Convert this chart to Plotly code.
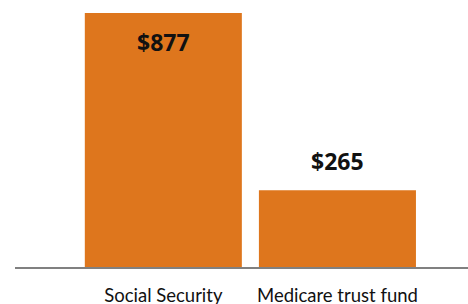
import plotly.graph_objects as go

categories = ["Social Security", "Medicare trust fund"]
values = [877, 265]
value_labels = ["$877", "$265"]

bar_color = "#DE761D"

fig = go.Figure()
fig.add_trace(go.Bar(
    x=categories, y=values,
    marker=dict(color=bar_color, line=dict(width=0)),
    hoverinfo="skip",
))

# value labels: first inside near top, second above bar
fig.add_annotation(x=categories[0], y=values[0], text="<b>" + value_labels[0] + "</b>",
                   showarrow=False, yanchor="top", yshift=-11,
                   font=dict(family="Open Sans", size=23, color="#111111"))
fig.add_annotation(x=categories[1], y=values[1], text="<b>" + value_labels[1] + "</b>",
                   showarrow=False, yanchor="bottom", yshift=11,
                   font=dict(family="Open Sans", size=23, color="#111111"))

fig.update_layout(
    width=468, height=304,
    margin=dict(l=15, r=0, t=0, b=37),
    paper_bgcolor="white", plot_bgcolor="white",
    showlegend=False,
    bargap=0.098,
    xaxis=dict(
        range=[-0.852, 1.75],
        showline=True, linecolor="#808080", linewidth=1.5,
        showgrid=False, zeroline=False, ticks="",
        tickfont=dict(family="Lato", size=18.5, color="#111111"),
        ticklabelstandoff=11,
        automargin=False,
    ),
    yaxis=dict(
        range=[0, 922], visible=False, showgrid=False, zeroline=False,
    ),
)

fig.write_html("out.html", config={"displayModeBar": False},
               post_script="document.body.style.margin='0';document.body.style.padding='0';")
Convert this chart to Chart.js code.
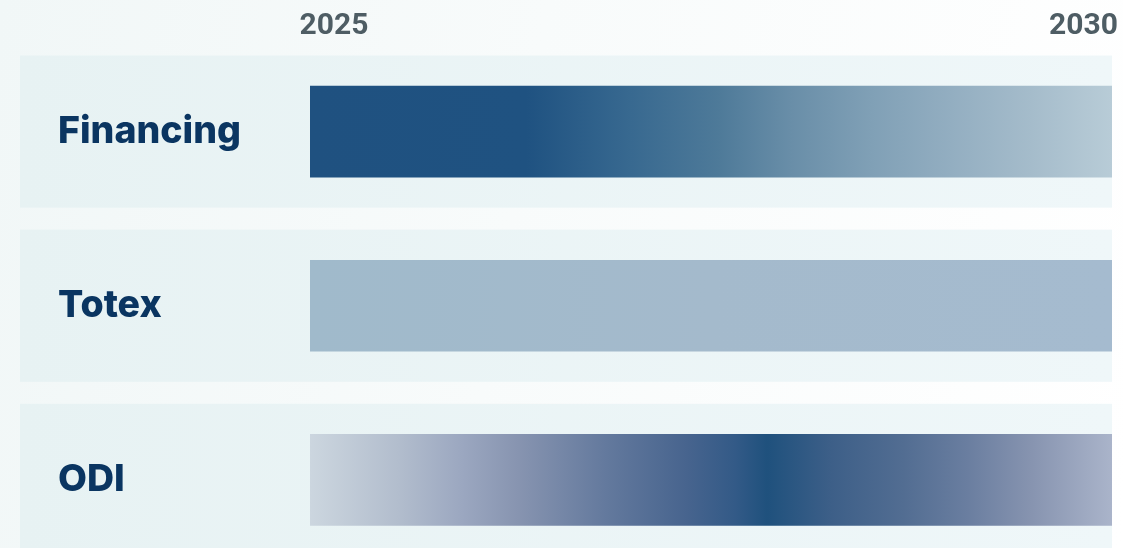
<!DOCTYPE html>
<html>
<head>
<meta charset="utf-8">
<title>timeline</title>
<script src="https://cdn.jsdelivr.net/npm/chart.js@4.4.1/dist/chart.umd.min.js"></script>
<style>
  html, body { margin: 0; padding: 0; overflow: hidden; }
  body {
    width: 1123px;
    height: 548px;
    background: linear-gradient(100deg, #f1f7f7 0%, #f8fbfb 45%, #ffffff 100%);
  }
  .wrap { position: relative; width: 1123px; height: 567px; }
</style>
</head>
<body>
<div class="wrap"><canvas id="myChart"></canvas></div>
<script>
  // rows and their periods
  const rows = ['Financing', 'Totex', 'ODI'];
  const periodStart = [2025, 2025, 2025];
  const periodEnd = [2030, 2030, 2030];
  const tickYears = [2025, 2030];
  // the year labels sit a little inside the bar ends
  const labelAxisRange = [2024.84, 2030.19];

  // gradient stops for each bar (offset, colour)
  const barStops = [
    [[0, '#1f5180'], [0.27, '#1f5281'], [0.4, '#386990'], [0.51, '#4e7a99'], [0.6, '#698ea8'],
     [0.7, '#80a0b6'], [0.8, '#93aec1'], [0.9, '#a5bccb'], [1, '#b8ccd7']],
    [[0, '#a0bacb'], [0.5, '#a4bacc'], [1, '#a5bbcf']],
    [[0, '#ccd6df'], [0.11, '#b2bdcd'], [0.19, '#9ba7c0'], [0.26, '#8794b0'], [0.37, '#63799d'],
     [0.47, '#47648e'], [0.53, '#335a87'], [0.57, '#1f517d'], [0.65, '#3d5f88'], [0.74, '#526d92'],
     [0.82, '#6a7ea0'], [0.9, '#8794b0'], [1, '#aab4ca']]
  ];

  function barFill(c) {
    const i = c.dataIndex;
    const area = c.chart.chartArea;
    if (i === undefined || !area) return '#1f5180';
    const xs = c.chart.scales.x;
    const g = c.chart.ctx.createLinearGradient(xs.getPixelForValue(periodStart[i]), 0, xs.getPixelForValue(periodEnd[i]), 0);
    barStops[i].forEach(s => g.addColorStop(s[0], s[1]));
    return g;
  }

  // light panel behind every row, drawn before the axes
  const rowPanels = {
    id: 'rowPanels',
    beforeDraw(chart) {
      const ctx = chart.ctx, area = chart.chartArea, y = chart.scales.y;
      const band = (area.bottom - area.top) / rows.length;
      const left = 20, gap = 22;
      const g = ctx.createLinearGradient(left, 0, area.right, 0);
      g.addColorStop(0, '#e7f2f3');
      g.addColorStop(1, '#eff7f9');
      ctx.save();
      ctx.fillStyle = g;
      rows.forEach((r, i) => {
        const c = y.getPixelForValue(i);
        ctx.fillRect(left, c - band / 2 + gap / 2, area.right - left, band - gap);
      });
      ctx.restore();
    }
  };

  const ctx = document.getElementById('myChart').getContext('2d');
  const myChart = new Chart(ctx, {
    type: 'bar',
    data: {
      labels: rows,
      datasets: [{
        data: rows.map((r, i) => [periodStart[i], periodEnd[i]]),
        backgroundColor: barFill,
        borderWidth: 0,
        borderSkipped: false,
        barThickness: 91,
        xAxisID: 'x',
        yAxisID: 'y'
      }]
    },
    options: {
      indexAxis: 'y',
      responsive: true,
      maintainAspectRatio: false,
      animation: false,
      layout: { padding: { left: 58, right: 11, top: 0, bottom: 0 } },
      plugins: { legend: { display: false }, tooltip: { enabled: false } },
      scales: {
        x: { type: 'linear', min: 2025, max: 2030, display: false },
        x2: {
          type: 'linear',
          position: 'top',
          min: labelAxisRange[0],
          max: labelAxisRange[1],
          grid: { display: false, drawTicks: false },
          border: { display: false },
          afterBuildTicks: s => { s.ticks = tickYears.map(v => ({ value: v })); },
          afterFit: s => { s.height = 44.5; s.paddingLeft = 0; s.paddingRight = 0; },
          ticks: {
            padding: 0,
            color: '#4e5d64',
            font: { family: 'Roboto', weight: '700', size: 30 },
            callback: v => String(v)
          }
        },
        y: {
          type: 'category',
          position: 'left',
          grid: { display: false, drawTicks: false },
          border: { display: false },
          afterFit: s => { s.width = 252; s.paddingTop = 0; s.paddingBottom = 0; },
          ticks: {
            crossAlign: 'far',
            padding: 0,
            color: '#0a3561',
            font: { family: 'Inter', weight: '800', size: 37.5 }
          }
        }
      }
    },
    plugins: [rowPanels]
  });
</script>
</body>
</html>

▶ **Exercise requirements**:
The listing above must be printed again exactly, minus its pictures.

▶ **Reply to the task**:
Convert this chart to Plotly code.
import plotly.graph_objects as go

categories = ["Social Security", "Medicare trust fund"]
values = [877, 265]
value_labels = ["$877", "$265"]

bar_color = "#DE761D"

fig = go.Figure()
fig.add_trace(go.Bar(
    x=categories, y=values,
    marker=dict(color=bar_color, line=dict(width=0)),
    hoverinfo="skip",
))

# value labels: first inside near top, second above bar
fig.add_annotation(x=categories[0], y=values[0], text="<b>" + value_labels[0] + "</b>",
                   showarrow=False, yanchor="top", yshift=-11,
                   font=dict(family="Open Sans", size=23, color="#111111"))
fig.add_annotation(x=categories[1], y=values[1], text="<b>" + value_labels[1] + "</b>",
                   showarrow=False, yanchor="bottom", yshift=11,
                   font=dict(family="Open Sans", size=23, color="#111111"))

fig.update_layout(
    width=468, height=304,
    margin=dict(l=15, r=0, t=0, b=37),
    paper_bgcolor="white", plot_bgcolor="white",
    showlegend=False,
    bargap=0.098,
    xaxis=dict(
        range=[-0.852, 1.75],
        showline=True, linecolor="#808080", linewidth=1.5,
        showgrid=False, zeroline=False, ticks="",
        tickfont=dict(family="Lato", size=18.5, color="#111111"),
        ticklabelstandoff=11,
        automargin=False,
    ),
    yaxis=dict(
        range=[0, 922], visible=False, showgrid=False, zeroline=False,
    ),
)

fig.write_html("out.html", config={"displayModeBar": False},
               post_script="document.body.style.margin='0';document.body.style.padding='0';")
Convert this chart to Chart.js code.
<!DOCTYPE html>
<html>
<head>
<meta charset="utf-8">
<title>timeline</title>
<script src="https://cdn.jsdelivr.net/npm/chart.js@4.4.1/dist/chart.umd.min.js"></script>
<style>
  html, body { margin: 0; padding: 0; overflow: hidden; }
  body {
    width: 1123px;
    height: 548px;
    background: linear-gradient(100deg, #f1f7f7 0%, #f8fbfb 45%, #ffffff 100%);
  }
  .wrap { position: relative; width: 1123px; height: 567px; }
</style>
</head>
<body>
<div class="wrap"><canvas id="myChart"></canvas></div>
<script>
  // rows and their periods
  const rows = ['Financing', 'Totex', 'ODI'];
  const periodStart = [2025, 2025, 2025];
  const periodEnd = [2030, 2030, 2030];
  const tickYears = [2025, 2030];
  // the year labels sit a little inside the bar ends
  const labelAxisRange = [2024.84, 2030.19];

  // gradient stops for each bar (offset, colour)
  const barStops = [
    [[0, '#1f5180'], [0.27, '#1f5281'], [0.4, '#386990'], [0.51, '#4e7a99'], [0.6, '#698ea8'],
     [0.7, '#80a0b6'], [0.8, '#93aec1'], [0.9, '#a5bccb'], [1, '#b8ccd7']],
    [[0, '#a0bacb'], [0.5, '#a4bacc'], [1, '#a5bbcf']],
    [[0, '#ccd6df'], [0.11, '#b2bdcd'], [0.19, '#9ba7c0'], [0.26, '#8794b0'], [0.37, '#63799d'],
     [0.47, '#47648e'], [0.53, '#335a87'], [0.57, '#1f517d'], [0.65, '#3d5f88'], [0.74, '#526d92'],
     [0.82, '#6a7ea0'], [0.9, '#8794b0'], [1, '#aab4ca']]
  ];

  function barFill(c) {
    const i = c.dataIndex;
    const area = c.chart.chartArea;
    if (i === undefined || !area) return '#1f5180';
    const xs = c.chart.scales.x;
    const g = c.chart.ctx.createLinearGradient(xs.getPixelForValue(periodStart[i]), 0, xs.getPixelForValue(periodEnd[i]), 0);
    barStops[i].forEach(s => g.addColorStop(s[0], s[1]));
    return g;
  }

  // light panel behind every row, drawn before the axes
  const rowPanels = {
    id: 'rowPanels',
    beforeDraw(chart) {
      const ctx = chart.ctx, area = chart.chartArea, y = chart.scales.y;
      const band = (area.bottom - area.top) / rows.length;
      const left = 20, gap = 22;
      const g = ctx.createLinearGradient(left, 0, area.right, 0);
      g.addColorStop(0, '#e7f2f3');
      g.addColorStop(1, '#eff7f9');
      ctx.save();
      ctx.fillStyle = g;
      rows.forEach((r, i) => {
        const c = y.getPixelForValue(i);
        ctx.fillRect(left, c - band / 2 + gap / 2, area.right - left, band - gap);
      });
      ctx.restore();
    }
  };

  const ctx = document.getElementById('myChart').getContext('2d');
  const myChart = new Chart(ctx, {
    type: 'bar',
    data: {
      labels: rows,
      datasets: [{
        data: rows.map((r, i) => [periodStart[i], periodEnd[i]]),
        backgroundColor: barFill,
        borderWidth: 0,
        borderSkipped: false,
        barThickness: 91,
        xAxisID: 'x',
        yAxisID: 'y'
      }]
    },
    options: {
      indexAxis: 'y',
      responsive: true,
      maintainAspectRatio: false,
      animation: false,
      layout: { padding: { left: 58, right: 11, top: 0, bottom: 0 } },
      plugins: { legend: { display: false }, tooltip: { enabled: false } },
      scales: {
        x: { type: 'linear', min: 2025, max: 2030, display: false },
        x2: {
          type: 'linear',
          position: 'top',
          min: labelAxisRange[0],
          max: labelAxisRange[1],
          grid: { display: false, drawTicks: false },
          border: { display: false },
          afterBuildTicks: s => { s.ticks = tickYears.map(v => ({ value: v })); },
          afterFit: s => { s.height = 44.5; s.paddingLeft = 0; s.paddingRight = 0; },
          ticks: {
            padding: 0,
            color: '#4e5d64',
            font: { family: 'Roboto', weight: '700', size: 30 },
            callback: v => String(v)
          }
        },
        y: {
          type: 'category',
          position: 'left',
          grid: { display: false, drawTicks: false },
          border: { display: false },
          afterFit: s => { s.width = 252; s.paddingTop = 0; s.paddingBottom = 0; },
          ticks: {
            crossAlign: 'far',
            padding: 0,
            color: '#0a3561',
            font: { family: 'Inter', weight: '800', size: 37.5 }
          }
        }
      }
    },
    plugins: [rowPanels]
  });
</script>
</body>
</html>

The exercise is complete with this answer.